The two countries have been engaged in a diplomatic squabble since Canada rejected a request for additional landing rights from two UAE airlines.

In retaliation, UAE banned Canada from using the semi-secret Camp Mirage base in Dubai -- an important staging ground for operations in Afghanistan -- and troops had to beat a hasty exit last month.

On Thursday, while boarding a plane to attend a NATO summit in Portugal, MacKay suggested some bridge-building is required.

"We have some work to do in repairing the relationship with the UAE," MacKay said. "Clearly, the circumstances under which we left the base require now some work."

Deputy Liberal leader Ralph Goodale took up the issue during question period, charging that "the foolish, clumsy bungling of international airport landing rights in Canada" had led to "badly damaged Canadian relations with what should be a valued ally in the struggle against terrorism."

Conservative House Leader John Baird replied that cabinet had decided the landing-rights deal sought by the United Arab Emirates "was not of net benefit to Canada and that's why we couldn't sign on."

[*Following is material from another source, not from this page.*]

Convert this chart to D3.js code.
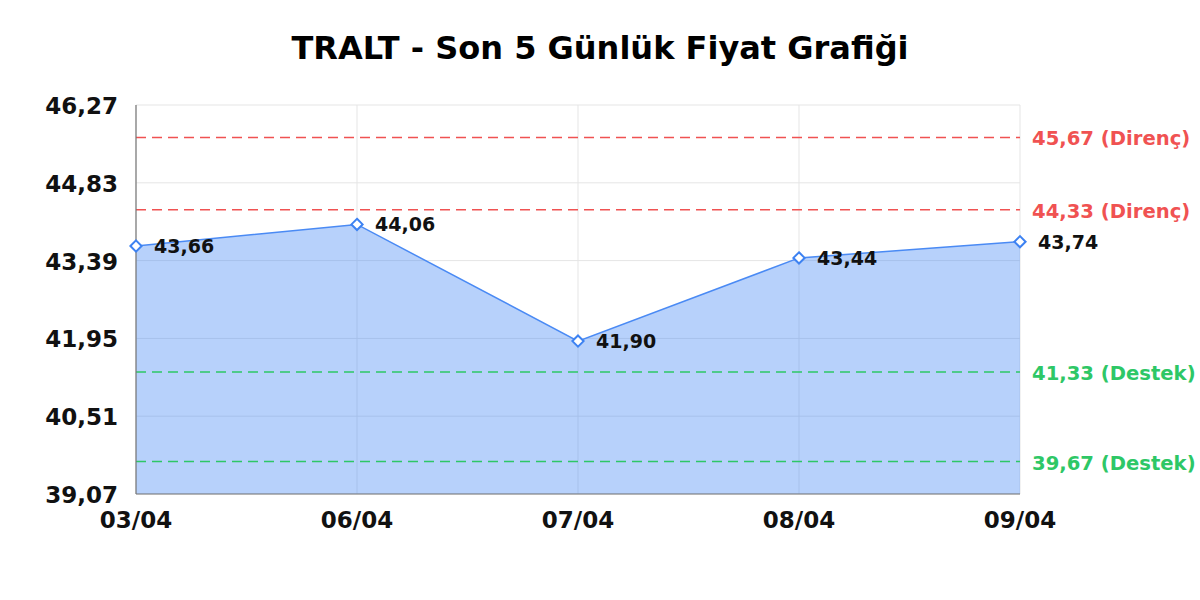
<!DOCTYPE html>
<html>
<head>
<meta charset="utf-8">
<script src="https://cdn.jsdelivr.net/npm/d3@7"></script>
<style>
  body { margin: 0; background: #fff; }
  text { font-family: "DejaVu Sans", sans-serif; font-weight: bold; }
</style>
</head>
<body>
<svg id="chart" width="1200" height="600"></svg>
<script>
// data read off the reference
var dates = ['03/04', '06/04', '07/04', '08/04', '09/04'];
var prices = [43.66, 44.06, 41.90, 43.44, 43.74];
var yTicks = [39.07, 40.51, 41.95, 43.39, 44.83, 46.27];
var resistance = [45.67, 44.33];
var support = [41.33, 39.67];

var svg = d3.select('#chart');
var margin = { left: 136, right: 180, top: 105, bottom: 106 };
var W = 1200, H = 600;

var x = d3.scalePoint().domain(dates).range([margin.left, W - margin.right]);
var y = d3.scaleLinear().domain([39.07, 46.27]).range([H - margin.bottom, margin.top]);

var fmt = function (v) { return v.toFixed(2).replace('.', ','); };

// title
svg.append('text')
  .attr('x', 600).attr('y', 59)
  .attr('text-anchor', 'middle')
  .attr('font-size', 32)
  .text('TRALT - Son 5 Günlük Fiyat Grafiği');

// grid
svg.append('g').selectAll('line.h')
  .data(yTicks).enter().append('line')
  .attr('x1', margin.left).attr('x2', W - margin.right)
  .attr('y1', function (d) { return y(d); }).attr('y2', function (d) { return y(d); })
  .attr('stroke', '#e5e5e5').attr('stroke-width', 1);

svg.append('g').selectAll('line.v')
  .data(dates).enter().append('line')
  .attr('y1', margin.top).attr('y2', H - margin.bottom)
  .attr('x1', function (d) { return x(d); }).attr('x2', function (d) { return x(d); })
  .attr('stroke', '#e5e5e5').attr('stroke-width', 1);

// area + line
var area = d3.area()
  .x(function (d, i) { return x(dates[i]); })
  .y0(y(39.07))
  .y1(function (d) { return y(d); });

svg.append('path')
  .datum(prices)
  .attr('d', area)
  .attr('fill', 'rgba(66,133,244,0.38)');

var line = d3.line()
  .x(function (d, i) { return x(dates[i]); })
  .y(function (d) { return y(d); });

svg.append('path')
  .datum(prices)
  .attr('d', line)
  .attr('fill', 'none')
  .attr('stroke', '#4a8af4')
  .attr('stroke-width', 1.5);

// support / resistance lines
function levelLine(val, color, label) {
  svg.append('line')
    .attr('x1', margin.left).attr('x2', W - margin.right)
    .attr('y1', y(val)).attr('y2', y(val))
    .attr('stroke', color).attr('stroke-width', 1.5)
    .attr('stroke-dasharray', '10,6');
  svg.append('text')
    .attr('x', W - margin.right + 12).attr('y', y(val) + 8)
    .attr('font-size', 19.6)
    .attr('fill', color)
    .text(fmt(val) + ' (' + label + ')');
}
resistance.forEach(function (v) { levelLine(v, '#f05252', 'Direnç'); });
support.forEach(function (v) { levelLine(v, '#2ec766', 'Destek'); });

// axes
svg.append('line')
  .attr('x1', margin.left).attr('x2', margin.left)
  .attr('y1', margin.top).attr('y2', H - margin.bottom)
  .attr('stroke', '#777').attr('stroke-width', 1.2);
svg.append('line')
  .attr('x1', margin.left).attr('x2', W - margin.right)
  .attr('y1', H - margin.bottom).attr('y2', H - margin.bottom)
  .attr('stroke', '#777').attr('stroke-width', 1.2);

svg.append('g').selectAll('text')
  .data(yTicks).enter().append('text')
  .attr('x', margin.left - 18)
  .attr('y', function (d) { return y(d) + 9; })
  .attr('text-anchor', 'end')
  .attr('font-size', 23)
  .attr('fill', '#111')
  .text(fmt);

svg.append('g').selectAll('text')
  .data(dates).enter().append('text')
  .attr('x', function (d) { return x(d); })
  .attr('y', H - margin.bottom + 34)
  .attr('text-anchor', 'middle')
  .attr('font-size', 23)
  .attr('fill', '#111')
  .text(function (d) { return d; });

// markers + value labels
var diamond = d3.symbol().type(d3.symbolDiamond2).size(80);
svg.append('g').selectAll('path')
  .data(prices).enter().append('path')
  .attr('d', diamond)
  .attr('transform', function (d, i) { return 'translate(' + x(dates[i]) + ',' + y(d) + ')'; })
  .attr('fill', '#fff')
  .attr('stroke', '#3d82f2')
  .attr('stroke-width', 2);

svg.append('g').selectAll('text')
  .data(prices).enter().append('text')
  .attr('x', function (d, i) { return x(dates[i]) + 18; })
  .attr('y', function (d) { return y(d) + 7; })
  .attr('font-size', 19)
  .attr('fill', '#111')
  .text(fmt);
</script>
</body>
</html>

Baird told reporters after Parliament adjourned that such international aviation agreements are not subjected to free trade rules and exist within a "highly regulated" domain.

"If we want to go to free trade around the world… that's one thing. But that's not the system we have today," he said.

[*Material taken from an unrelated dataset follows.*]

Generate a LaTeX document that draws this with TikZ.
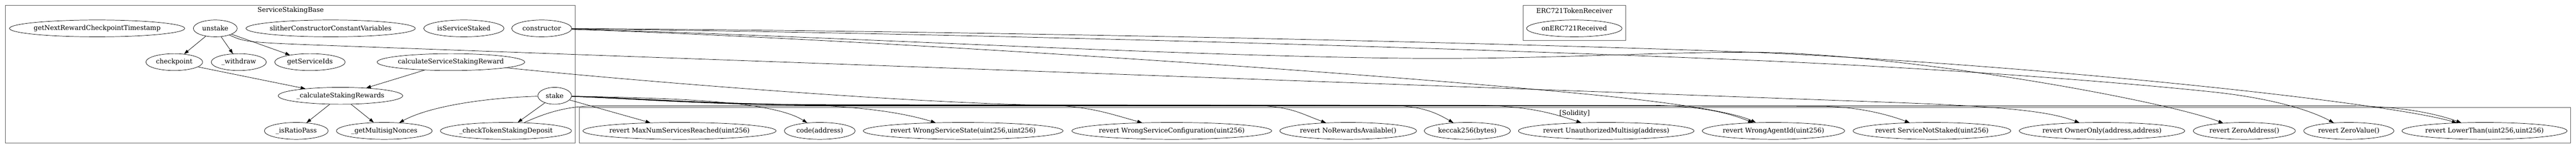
\documentclass[tikz,border=0pt]{standalone}
\usepackage{fontspec}
\setmainfont{DejaVu Serif}
\usetikzlibrary{shapes.geometric,arrows.meta}
\newcommand\mkfn[5]{\node[fn,wd=#4] (#1) at (#2,#3) {\makebox[0pt]{#5}};}
\begin{document}
\begin{tikzpicture}[x=0.75pt,y=-0.75pt,
  fn/.style={draw,ellipse,line width=0.8pt,inner sep=0pt,minimum height=36pt,font=\fontsize{14pt}{16pt}\selectfont},
  wd/.style={minimum width=#1*0.75pt},
  cl/.style={draw=black!65,line width=1pt},
  cllabel/.style={font=\fontsize{14pt}{16pt}\selectfont,inner sep=0pt},
  edge/.style={draw,line width=0.8pt,-{Triangle[length=10pt,width=7pt]}},
]
\useasboundingbox (0,0) rectangle (7347,424);
% clusters
\draw[cl] (16,16) rectangle (1641,407);
\node[cllabel] (lblssb) at (829,30) {ServiceStakingBase};
\draw[cl] (1652,307) rectangle (7331,407);
\node[cllabel] (lblsol) at (4491,323) {[Solidity]};
\draw[cl] (4344,16) rectangle (4636,116);
\node[cllabel] (lblerc) at (4490,30) {ERC721TokenReceiver};
% ServiceStakingBase nodes
\mkfn{getnext}{277}{81}{500}{getNextRewardCheckpointTimestamp}
\mkfn{unstake}{614}{81}{125}{unstake}
\mkfn{slither}{943}{81}{483}{slitherConstructorConstantVariables}
\mkfn{isstaked}{1323}{81}{229}{isServiceStaked}
\mkfn{constructor}{1545}{81}{171}{constructor}
\mkfn{checkpoint}{497}{177}{162}{checkpoint}
\mkfn{withdraw}{681}{177}{157}{\_withdraw}
\mkfn{getserviceids}{884}{177}{201}{getServiceIds}
\mkfn{calcreward}{1286}{177}{421}{calculateServiceStakingReward}
\mkfn{calcrewards}{971}{273}{355}{\_calculateStakingRewards}
\mkfn{stake}{1582}{273}{96}{stake}
\mkfn{isratiopass}{845}{373}{182}{\_isRatioPass}
\mkfn{getmultisig}{1096}{373}{273}{\_getMultisigNonces}
\mkfn{checkdeposit}{1443}{373}{374}{\_checkTokenStakingDeposit}
% ERC721TokenReceiver
\mkfn{onerc}{4490}{81}{272}{onERC721Received}
% Solidity nodes
\mkfn{maxnum}{1938}{373}{551}{revert MaxNumServicesReached(uint256)}
\mkfn{code}{2338}{373}{202}{code(address)}
\mkfn{wss}{2747}{373}{570}{revert WrongServiceState(uint256,uint256)}
\mkfn{wsc}{3342}{373}{570}{revert WrongServiceConfiguration(uint256)}
\mkfn{norewards}{3845}{373}{390}{revert NoRewardsAvailable()}
\mkfn{keccak}{4185}{373}{246}{keccak256(bytes)}
\mkfn{unauth}{4581}{373}{501}{revert UnauthorizedMultisig(address)}
\mkfn{wrongagent}{5058}{373}{406}{revert WrongAgentId(uint256)}
\mkfn{notstaked}{5510}{373}{450}{revert ServiceNotStaked(uint256)}
\mkfn{owneronly}{5995}{373}{472}{revert OwnerOnly(address,address)}
\mkfn{zeroaddress}{6401}{373}{291}{revert ZeroAddress()}
\mkfn{zerovalue}{6699}{373}{257}{revert ZeroValue()}
\mkfn{lowerthan}{7086}{373}{471}{revert LowerThan(uint256,uint256)}
% short edges
\draw[edge] (unstake) -- (checkpoint);
\draw[edge] (unstake) -- (withdraw);
\draw[edge] (unstake) -- (getserviceids);
\draw[edge] (checkpoint) -- (calcrewards);
\draw[edge] (calcreward) -- (calcrewards);
\draw[edge] (calcrewards) -- (isratiopass);
\draw[edge] (calcrewards) -- (getmultisig);
\draw[edge] (stake) -- (checkdeposit);
\draw[edge] (stake) -- (maxnum);
\draw[edge] (stake) .. controls (1400,278) and (1230,300) .. (getmultisig);
% long edges
\draw[edge] (unstake) .. controls (700,121) .. (1000,132) -- (5400,292) .. controls (5750,305) and (5850,320) .. (owneronly);
\draw[edge] (constructor) .. controls (2500,86) and (4000,112) .. (5000,149) .. controls (5800,185) and (6800,290) .. (lowerthan);
\draw[edge] (constructor) .. controls (2800,96) and (4200,138) .. (5000,172) .. controls (5700,202) and (6200,250) .. (6319,263) .. controls (6500,283) and (6600,320) .. (zerovalue);
\draw[edge] (constructor) .. controls (2300,100) and (3300,158) .. (4000,166) .. controls (4400,170) and (4700,148) .. (5000,149) .. controls (5400,150) and (6150,280) .. (zeroaddress);
\draw[edge] (constructor) .. controls (2300,105) and (3700,190) .. (4500,266) .. controls (4800,294) and (4950,322) .. (wrongagent);
\draw[edge] (calcreward) .. controls (1800,230) and (2600,295) .. (3000,300) -- (5200,303) .. controls (5300,305) and (5380,325) .. (notstaked);
\draw[edge] (checkdeposit) .. controls (1560,320) and (1620,302) .. (1700,302) -- (6700,302) .. controls (6850,302) and (6950,325) .. (lowerthan);
% stake bundle
\draw[edge] (stake) .. controls (1900,280) and (2200,285) .. (code);
\draw[edge] (stake) .. controls (1800,279) and (2000,294) .. (2250,298) .. controls (2450,302) and (2570,320) .. (wss);
\draw[edge] (stake) .. controls (1800,279) and (2000,295) .. (2300,298) -- (2950,299) .. controls (3100,300) and (3150,320) .. (wsc);
\draw[edge] (stake) .. controls (1800,280) and (2000,296) .. (2300,299) -- (3550,300) .. controls (3680,301) and (3700,320) .. (norewards);
\draw[edge] (stake) .. controls (1800,280) and (2000,296) .. (2300,299) -- (3950,300) .. controls (4050,301) and (4090,318) .. (keccak);
\draw[edge] (stake) .. controls (1800,281) and (2000,297) .. (2300,300) -- (4200,300) .. controls (4350,301) and (4420,320) .. (unauth);
\draw[edge] (stake) .. controls (1800,281) and (2000,297) .. (2300,300) -- (4700,300) .. controls (4850,301) and (4930,322) .. (wrongagent);
\end{tikzpicture}
\end{document}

Just one day earlier, MacKay was spotted wearing a red "Fly Emirates" ball cap outside Parliament after a fire alarm went off. Emirates is one of the two airlines that were seeking greater access to Canadian airports.

Astral Radio bureau chief Daniel Proussalidis, who spotted the cap, said the defence minister discussed the current impasse after being asked about the cap by Sen. Michael Meighen.

Proussalidis said he was chatting with Meighen and Finance Minister Jim Flaherty when MacKay joined them.

MacKay first joked that he wore the hat for former transport minister John Baird -- a comment Proussalidis took to suggest that Baird and MacKay were on opposite sides of the issue, as has been reported but not confirmed.

"MacKay went on to tell Meighen that Canada could have continued to use a military base in the UAE for free (as it had been doing for 10 years) if only it had granted those slots," Proussalidis wrote on his Talk 1010 blog.

"Then the defence minister suggested it would take 10 years to repair the relationship with the UAE."

It isn't clear whether the comments were knowingly made in the presence of a reporter. MacKay's office was reported as saying it was a private conversation, but Proussalidis insisted on Twitter Thursday that the conversation unfolded right in front of him.

"The conversation I was part of with Peter MacKay about the UAE was not private," he wrote on Twitter.

Proussalidis wrote that MacKay ultimately called the whole dispute "spilled milk," suggesting it wasn't worth crying over.